IIRC, you should be able to determine the number of actuations on the camera.  Search for the instructions.


----------



## jaomul (Jul 23, 2013)

I couldn't recommend one enough at current prices. I bought one a few months ago.  It is great. Even the ISO which isnt its strongest point allows usage up to its expanded 3200 setting with a bit of pp


----------



## curtyoungblood (Jul 23, 2013)

What do you shoot most frequently? The 1dii is a solid camera, but it is quite out-dated technologically. I wouldn't plan to shoot above iso 800, which, for me, is a real hindrance. The only way I'd recommend getting one is if you shoot a lot of sports outside during the day. Otherwise, the camera's limitations are going to give you problems that could be better solved with a newer camera body. (I'd suspect that even a used 60d would perform better for what 90% of what most people shoot.)


----------



## gsgary (Jul 23, 2013)

Derrel will be along soon to tell you it is crap, this is one i took with it


----------



## pixmedic (Jul 23, 2013)

gsgary said:


> Derrel will be along soon to tell you it is crap, this is one i took with it



holy bejebus man..that shot is awesome! what lens was used?


----------



## Steve5D (Jul 23, 2013)

gsgary said:


> Derrel will be along soon to tell you it is crap...



:lmao:


----------



## gsgary (Jul 23, 2013)

pixmedic said:


> gsgary said:
> 
> 
> > Derrel will be along soon to tell you it is crap, this is one i took with it
> ...



Cheers 300F2.8L + 1.4x


----------



## Steve5D (Jul 23, 2013)

But can you take a rockin' picture of a shirtless kid eating out of a bowl.

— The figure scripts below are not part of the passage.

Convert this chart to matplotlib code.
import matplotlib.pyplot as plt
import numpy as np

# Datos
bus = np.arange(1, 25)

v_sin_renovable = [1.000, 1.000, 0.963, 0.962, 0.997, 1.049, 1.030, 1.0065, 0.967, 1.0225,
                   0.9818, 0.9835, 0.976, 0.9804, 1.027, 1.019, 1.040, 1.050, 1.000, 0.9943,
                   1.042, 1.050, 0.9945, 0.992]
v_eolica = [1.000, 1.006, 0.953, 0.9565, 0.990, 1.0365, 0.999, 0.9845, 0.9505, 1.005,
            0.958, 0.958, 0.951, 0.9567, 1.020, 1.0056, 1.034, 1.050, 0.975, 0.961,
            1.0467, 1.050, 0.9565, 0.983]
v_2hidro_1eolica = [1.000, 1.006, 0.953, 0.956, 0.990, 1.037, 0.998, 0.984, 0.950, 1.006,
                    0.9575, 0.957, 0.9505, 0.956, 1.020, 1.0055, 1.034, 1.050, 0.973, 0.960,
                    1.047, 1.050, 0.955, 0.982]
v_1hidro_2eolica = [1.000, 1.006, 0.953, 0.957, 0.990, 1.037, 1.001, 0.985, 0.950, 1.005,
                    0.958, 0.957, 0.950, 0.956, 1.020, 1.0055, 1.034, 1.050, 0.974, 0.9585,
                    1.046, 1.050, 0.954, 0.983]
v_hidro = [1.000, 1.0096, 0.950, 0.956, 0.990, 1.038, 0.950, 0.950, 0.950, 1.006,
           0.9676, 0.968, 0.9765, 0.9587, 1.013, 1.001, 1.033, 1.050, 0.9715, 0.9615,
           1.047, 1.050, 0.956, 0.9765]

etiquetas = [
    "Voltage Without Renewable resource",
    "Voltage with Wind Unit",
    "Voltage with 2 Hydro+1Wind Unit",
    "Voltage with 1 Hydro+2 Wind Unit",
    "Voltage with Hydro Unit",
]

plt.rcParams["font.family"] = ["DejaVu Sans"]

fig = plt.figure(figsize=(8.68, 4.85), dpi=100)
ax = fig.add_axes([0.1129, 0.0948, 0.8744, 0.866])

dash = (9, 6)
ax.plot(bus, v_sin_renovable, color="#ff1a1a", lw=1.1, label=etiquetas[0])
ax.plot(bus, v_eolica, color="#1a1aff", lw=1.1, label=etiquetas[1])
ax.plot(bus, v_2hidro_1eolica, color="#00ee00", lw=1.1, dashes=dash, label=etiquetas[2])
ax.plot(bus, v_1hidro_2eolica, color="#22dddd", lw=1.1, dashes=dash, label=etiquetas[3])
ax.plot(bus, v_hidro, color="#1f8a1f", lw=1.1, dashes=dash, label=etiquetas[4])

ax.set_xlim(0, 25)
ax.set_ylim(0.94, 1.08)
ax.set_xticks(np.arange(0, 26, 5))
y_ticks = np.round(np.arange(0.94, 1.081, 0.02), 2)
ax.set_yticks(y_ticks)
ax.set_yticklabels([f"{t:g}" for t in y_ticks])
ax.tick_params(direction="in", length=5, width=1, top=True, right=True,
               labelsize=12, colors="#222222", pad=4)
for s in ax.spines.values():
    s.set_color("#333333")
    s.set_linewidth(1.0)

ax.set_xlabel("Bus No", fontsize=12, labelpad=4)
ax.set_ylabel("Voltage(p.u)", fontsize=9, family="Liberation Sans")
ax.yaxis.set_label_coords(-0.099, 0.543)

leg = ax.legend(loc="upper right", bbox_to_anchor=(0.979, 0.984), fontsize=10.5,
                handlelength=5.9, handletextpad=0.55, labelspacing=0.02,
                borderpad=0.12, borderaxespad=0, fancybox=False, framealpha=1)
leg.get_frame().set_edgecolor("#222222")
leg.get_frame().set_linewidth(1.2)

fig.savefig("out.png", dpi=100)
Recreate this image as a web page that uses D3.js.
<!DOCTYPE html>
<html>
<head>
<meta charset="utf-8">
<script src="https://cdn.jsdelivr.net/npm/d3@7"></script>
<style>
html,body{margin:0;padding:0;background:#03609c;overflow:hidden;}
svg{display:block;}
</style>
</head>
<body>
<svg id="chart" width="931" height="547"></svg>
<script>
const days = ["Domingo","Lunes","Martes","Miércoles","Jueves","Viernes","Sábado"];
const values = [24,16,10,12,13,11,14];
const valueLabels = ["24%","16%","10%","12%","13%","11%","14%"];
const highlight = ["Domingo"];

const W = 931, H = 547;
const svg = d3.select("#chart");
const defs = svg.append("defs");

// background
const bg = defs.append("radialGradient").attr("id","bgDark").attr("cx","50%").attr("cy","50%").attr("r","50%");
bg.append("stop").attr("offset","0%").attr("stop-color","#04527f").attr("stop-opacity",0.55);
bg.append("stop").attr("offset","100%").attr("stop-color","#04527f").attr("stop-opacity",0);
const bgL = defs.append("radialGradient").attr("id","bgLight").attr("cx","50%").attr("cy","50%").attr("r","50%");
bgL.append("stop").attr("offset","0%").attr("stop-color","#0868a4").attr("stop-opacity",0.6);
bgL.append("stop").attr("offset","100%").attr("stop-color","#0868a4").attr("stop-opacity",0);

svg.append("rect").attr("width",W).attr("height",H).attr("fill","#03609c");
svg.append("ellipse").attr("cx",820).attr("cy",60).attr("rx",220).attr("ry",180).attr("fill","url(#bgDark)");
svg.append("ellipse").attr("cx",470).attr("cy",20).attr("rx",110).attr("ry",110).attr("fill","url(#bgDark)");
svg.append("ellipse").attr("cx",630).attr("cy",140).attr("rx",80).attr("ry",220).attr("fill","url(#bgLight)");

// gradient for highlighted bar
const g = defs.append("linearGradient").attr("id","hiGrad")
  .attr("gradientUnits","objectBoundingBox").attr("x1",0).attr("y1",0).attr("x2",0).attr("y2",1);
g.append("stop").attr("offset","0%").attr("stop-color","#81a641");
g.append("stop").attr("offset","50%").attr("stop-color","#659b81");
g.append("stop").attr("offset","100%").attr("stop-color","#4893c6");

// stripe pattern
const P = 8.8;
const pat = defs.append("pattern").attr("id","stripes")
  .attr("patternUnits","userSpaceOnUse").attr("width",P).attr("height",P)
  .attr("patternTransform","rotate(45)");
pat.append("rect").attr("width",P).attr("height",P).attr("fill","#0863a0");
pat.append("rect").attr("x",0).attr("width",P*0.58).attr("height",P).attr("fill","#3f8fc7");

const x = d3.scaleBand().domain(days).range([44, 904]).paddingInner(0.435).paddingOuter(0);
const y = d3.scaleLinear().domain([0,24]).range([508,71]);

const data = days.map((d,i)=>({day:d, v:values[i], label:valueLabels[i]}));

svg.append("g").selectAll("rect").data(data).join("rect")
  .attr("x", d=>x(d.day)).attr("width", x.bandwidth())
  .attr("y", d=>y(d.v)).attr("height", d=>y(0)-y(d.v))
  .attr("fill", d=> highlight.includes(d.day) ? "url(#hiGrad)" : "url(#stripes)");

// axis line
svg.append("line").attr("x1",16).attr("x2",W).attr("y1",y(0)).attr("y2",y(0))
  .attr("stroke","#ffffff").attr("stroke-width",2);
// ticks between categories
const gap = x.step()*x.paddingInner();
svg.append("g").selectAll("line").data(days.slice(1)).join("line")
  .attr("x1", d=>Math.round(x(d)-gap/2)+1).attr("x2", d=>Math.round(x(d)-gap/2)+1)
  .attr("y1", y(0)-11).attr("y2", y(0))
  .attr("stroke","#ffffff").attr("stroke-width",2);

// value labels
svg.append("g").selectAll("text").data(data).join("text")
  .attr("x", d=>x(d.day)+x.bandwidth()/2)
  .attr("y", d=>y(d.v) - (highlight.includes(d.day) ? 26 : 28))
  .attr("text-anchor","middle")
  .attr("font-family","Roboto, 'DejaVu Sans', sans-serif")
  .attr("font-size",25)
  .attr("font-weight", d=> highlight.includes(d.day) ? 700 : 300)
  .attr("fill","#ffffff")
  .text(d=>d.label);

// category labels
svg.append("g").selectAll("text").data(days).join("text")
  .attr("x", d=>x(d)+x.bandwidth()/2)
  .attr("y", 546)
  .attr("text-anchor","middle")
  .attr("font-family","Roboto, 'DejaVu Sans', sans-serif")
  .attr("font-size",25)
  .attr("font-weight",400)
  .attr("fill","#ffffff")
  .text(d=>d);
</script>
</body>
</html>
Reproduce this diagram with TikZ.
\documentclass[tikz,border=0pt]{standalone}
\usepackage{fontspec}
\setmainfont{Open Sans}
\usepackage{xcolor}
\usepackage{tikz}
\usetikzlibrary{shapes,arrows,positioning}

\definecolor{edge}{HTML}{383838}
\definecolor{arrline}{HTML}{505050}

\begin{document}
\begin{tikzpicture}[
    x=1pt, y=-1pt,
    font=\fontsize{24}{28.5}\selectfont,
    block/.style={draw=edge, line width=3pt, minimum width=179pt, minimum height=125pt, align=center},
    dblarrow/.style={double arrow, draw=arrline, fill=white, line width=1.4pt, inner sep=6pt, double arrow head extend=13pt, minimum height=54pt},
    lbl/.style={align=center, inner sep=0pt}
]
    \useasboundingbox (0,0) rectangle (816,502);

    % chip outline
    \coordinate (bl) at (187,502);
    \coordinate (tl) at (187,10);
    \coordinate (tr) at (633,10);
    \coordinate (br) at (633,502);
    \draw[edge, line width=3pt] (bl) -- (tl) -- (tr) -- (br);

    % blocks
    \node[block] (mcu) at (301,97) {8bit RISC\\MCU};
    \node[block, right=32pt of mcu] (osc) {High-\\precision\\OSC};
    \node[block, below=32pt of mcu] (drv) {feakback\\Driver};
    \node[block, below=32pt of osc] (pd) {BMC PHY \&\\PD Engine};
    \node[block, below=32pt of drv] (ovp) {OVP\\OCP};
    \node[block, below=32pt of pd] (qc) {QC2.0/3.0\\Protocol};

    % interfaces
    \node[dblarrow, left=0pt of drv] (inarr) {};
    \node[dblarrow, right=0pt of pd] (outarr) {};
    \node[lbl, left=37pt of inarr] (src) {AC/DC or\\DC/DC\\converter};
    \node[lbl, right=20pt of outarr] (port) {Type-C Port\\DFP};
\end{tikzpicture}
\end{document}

You know, "pushing the envelope" kinda' stuff...


----------



## gsgary (Jul 23, 2013)

Steve5D said:


> But can you take a rockin' picture of a shirtless kid eating out of a bowl.
> 
> You know, "pushing the envelope" kinda' stuff...




i dont know camera and lens are gathering dust since getting my Leica's


----------



## Derrel (Jul 23, 2013)

This was a great Canon camera. It came before the IIn iteration, and was well before the 1D Mark III [AKA  t*he camera-that-would-not-autofocus right*.] 

If you wanted a Canon that could actually focus, you bought the 1D Mark II or the newer, 1D Mark IIn, and let the bad Mark III cameras go back to Canon over and over and over...

Rob Galbraith DPI: May 29, 2009 update

The 1D Mark III was the camera that sent so,so many pro sports shooters over to the Nikon D3 and D3s...

The Mark II was a good camera back in the day when 8 megapixels was considered enough.


----------



## imagemaker46 (Jul 23, 2013)

I used a Mkll for a lot of years, replaced the shutter once, and ran over 250k through the new shutter before it came apart as well.  It was a beautiful camera to use.  I couldn't be bothered to have another shutter replaced, so now it is a doorstop with my other 2 1D bodies.

The mklll was garbage.


----------



## Steve5D (Jul 23, 2013)

Derrel said:


> The Mark II was a good camera back in the day when 8 megapixels was considered enough.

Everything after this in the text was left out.